## Written instruction
Reproduce every line of the material below, but drop the pictures.

## Records supplied
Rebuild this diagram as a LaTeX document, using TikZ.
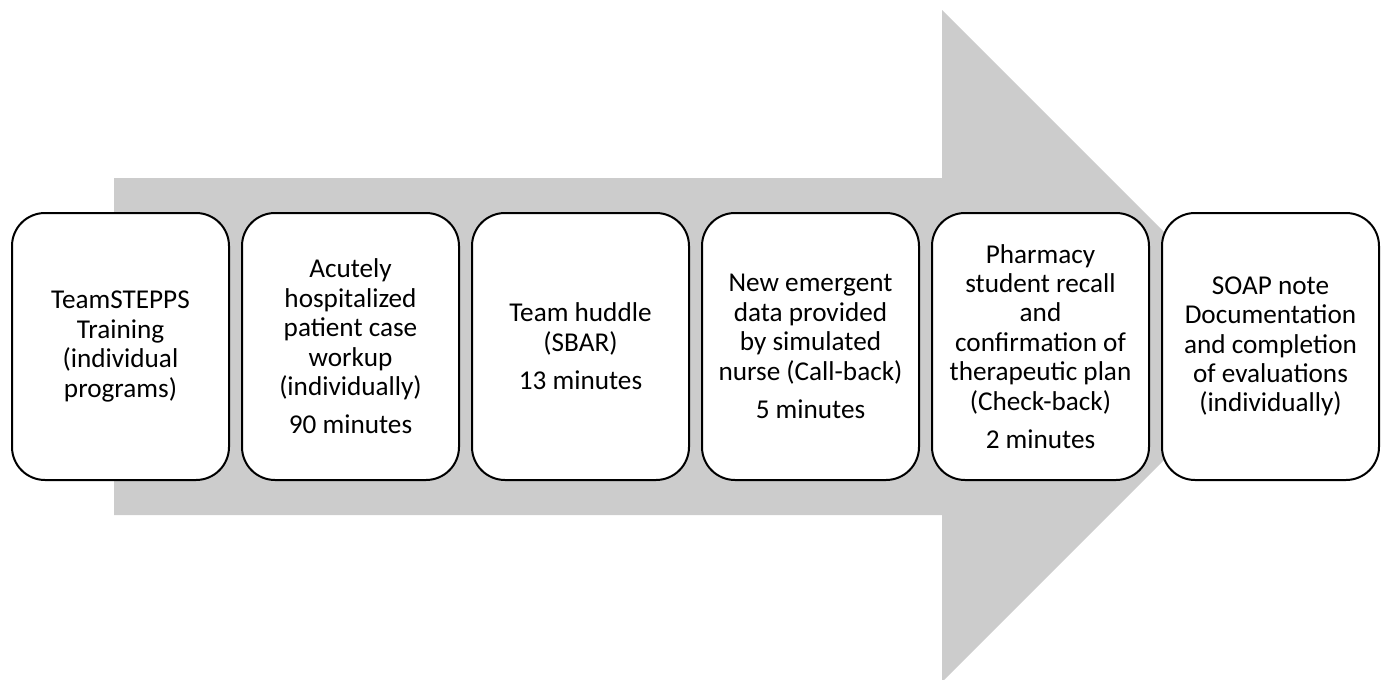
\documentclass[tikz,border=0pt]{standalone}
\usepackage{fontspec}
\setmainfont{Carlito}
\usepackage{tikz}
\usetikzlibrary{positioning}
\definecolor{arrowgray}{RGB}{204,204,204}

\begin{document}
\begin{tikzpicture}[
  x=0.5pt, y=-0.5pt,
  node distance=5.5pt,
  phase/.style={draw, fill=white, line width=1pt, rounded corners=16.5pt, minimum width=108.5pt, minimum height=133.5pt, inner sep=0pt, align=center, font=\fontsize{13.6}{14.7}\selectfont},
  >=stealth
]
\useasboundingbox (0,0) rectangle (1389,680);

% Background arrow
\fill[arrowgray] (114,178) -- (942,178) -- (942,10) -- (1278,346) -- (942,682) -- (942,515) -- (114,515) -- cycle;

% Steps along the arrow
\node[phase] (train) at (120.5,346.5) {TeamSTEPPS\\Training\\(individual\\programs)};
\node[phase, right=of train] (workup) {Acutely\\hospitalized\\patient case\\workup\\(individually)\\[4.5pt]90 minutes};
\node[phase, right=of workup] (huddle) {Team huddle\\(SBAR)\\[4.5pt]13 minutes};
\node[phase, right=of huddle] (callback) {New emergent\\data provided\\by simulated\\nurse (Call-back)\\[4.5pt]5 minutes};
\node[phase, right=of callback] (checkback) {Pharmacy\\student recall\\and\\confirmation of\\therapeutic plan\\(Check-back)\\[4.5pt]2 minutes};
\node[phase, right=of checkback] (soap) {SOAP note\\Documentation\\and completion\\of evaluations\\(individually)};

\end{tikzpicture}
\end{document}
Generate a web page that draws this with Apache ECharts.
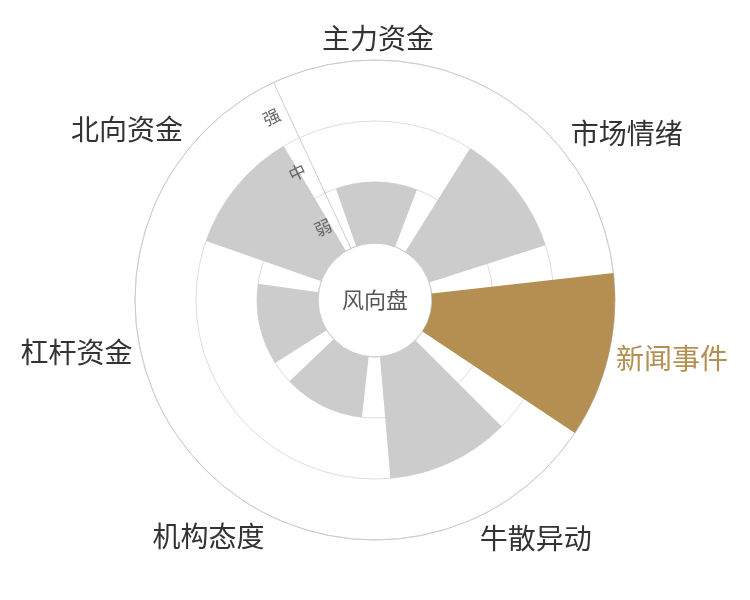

## Output for this exercise
Rebuild this diagram as a LaTeX document, using TikZ.
\documentclass[tikz,border=0pt]{standalone}
\usepackage{fontspec}
\setmainfont{Carlito}
\usepackage{tikz}
\usetikzlibrary{positioning}
\definecolor{arrowgray}{RGB}{204,204,204}

\begin{document}
\begin{tikzpicture}[
  x=0.5pt, y=-0.5pt,
  node distance=5.5pt,
  phase/.style={draw, fill=white, line width=1pt, rounded corners=16.5pt, minimum width=108.5pt, minimum height=133.5pt, inner sep=0pt, align=center, font=\fontsize{13.6}{14.7}\selectfont},
  >=stealth
]
\useasboundingbox (0,0) rectangle (1389,680);

% Background arrow
\fill[arrowgray] (114,178) -- (942,178) -- (942,10) -- (1278,346) -- (942,682) -- (942,515) -- (114,515) -- cycle;

% Steps along the arrow
\node[phase] (train) at (120.5,346.5) {TeamSTEPPS\\Training\\(individual\\programs)};
\node[phase, right=of train] (workup) {Acutely\\hospitalized\\patient case\\workup\\(individually)\\[4.5pt]90 minutes};
\node[phase, right=of workup] (huddle) {Team huddle\\(SBAR)\\[4.5pt]13 minutes};
\node[phase, right=of huddle] (callback) {New emergent\\data provided\\by simulated\\nurse (Call-back)\\[4.5pt]5 minutes};
\node[phase, right=of callback] (checkback) {Pharmacy\\student recall\\and\\confirmation of\\therapeutic plan\\(Check-back)\\[4.5pt]2 minutes};
\node[phase, right=of checkback] (soap) {SOAP note\\Documentation\\and completion\\of evaluations\\(individually)};

\end{tikzpicture}
\end{document}
Generate a web page that draws this with Apache ECharts.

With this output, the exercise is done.